Yam Hoop with Salmon & Ata-Dindin

Those who follow me and read my blog posts do so largely for the creativity and art that I incorporate in my dishes/artistic recipes....( at least that is what I have been told, anyway).

It's a fact, I love food, the theatricals of food, food presentation and art. I strongly believe that all these, coupled, of course, with great tastes, flavours and textures, make for a complete eating/dining experience...! It's all about creating for your eyes, your taste buds and ultimately your tummy. It's part of living a full life.... in my opinion.

Now for me, my major challenges lie in the "nature" of Nigerian food ingredients. In other cuisines, you see the different ways food ingredients are carved out and used to create dishes that wow diners and usually arouse them to want to take a bite... In Nigerian cuisine, it's a little different. Generally, very little is known about these ingredients, so how to prepare them or manipulate them can be a little tricky.

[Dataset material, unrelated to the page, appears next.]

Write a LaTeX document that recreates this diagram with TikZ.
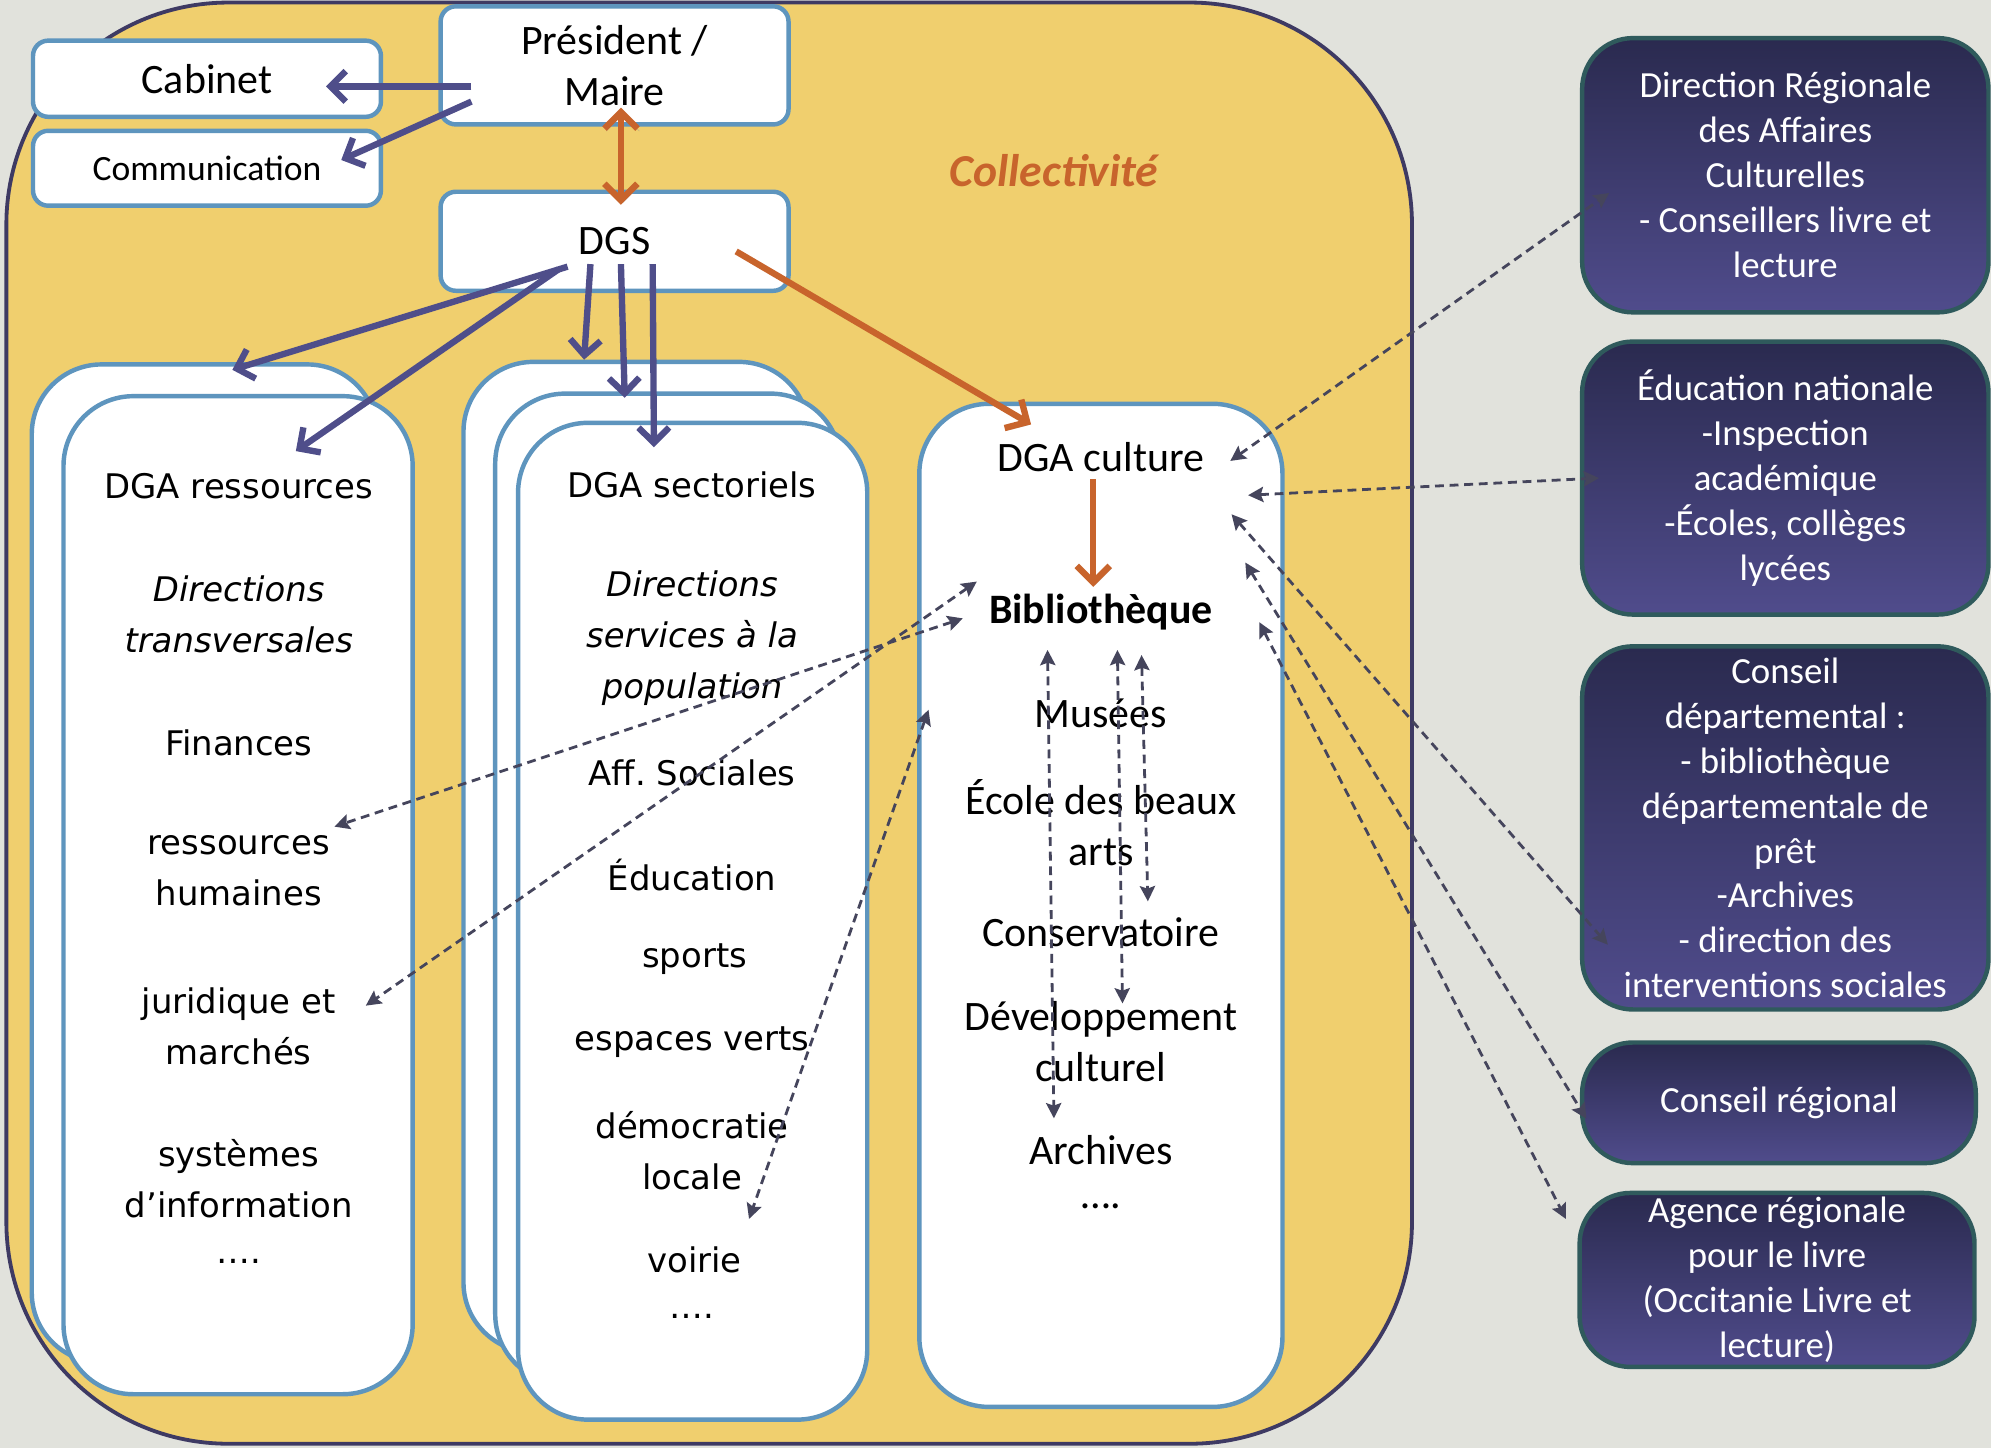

But, hey, I love the challenge, and I have enough time and imagination to explore and experiment with them!

So in today's post, I have chosen to serve some fried yam with some fried fish and some fried spicy pepper sauce.... yes, do you notice the fact that all are fried....hhhmmm, the frying helps to develop all the lovely tastes and flavours of the different ingredients. This dish combination is so typical and is one of the traditional dishes eaten in Nigeria, actually a dish eaten between meals, or as a snack (ipanu, as the Yoruba people will call it.)

So I present to you, my Fried Yam Hoop, Grilled Salmon and Spicy Ata Dindin... This will make your guests wonder and marvel, and also get excited with all its elements!

Here is how to try it out....

What you need

What to do
  1. Cut chunky slices of the yam, across its width, carefully peel the skin off and rinse. Then using a cooking ring, cut out the core of the yam slices. 
  2. Try as much as possible to get a perfect hoop being careful not to break the hoop. The cored out parts of the  yam can still be cut into chunky sticks/batons and can also be fried and served with the hoop. 
  3. Now, I usually per-boil the yam in some salted water for about 2-3 minutes. Then I remove the half boiled yam and transfer into cold water to stop further cooking. Then I drain off the excess water from the yam, dip into whisked egg wash and dip fry. As an alternative, the yam can be fried in one single step without the need to pre-boil. Drain excess oil from yam using clean kitchen towels.
  4. Clean the fish and pan fry or grill. Then serve with some pre-made ata dindin.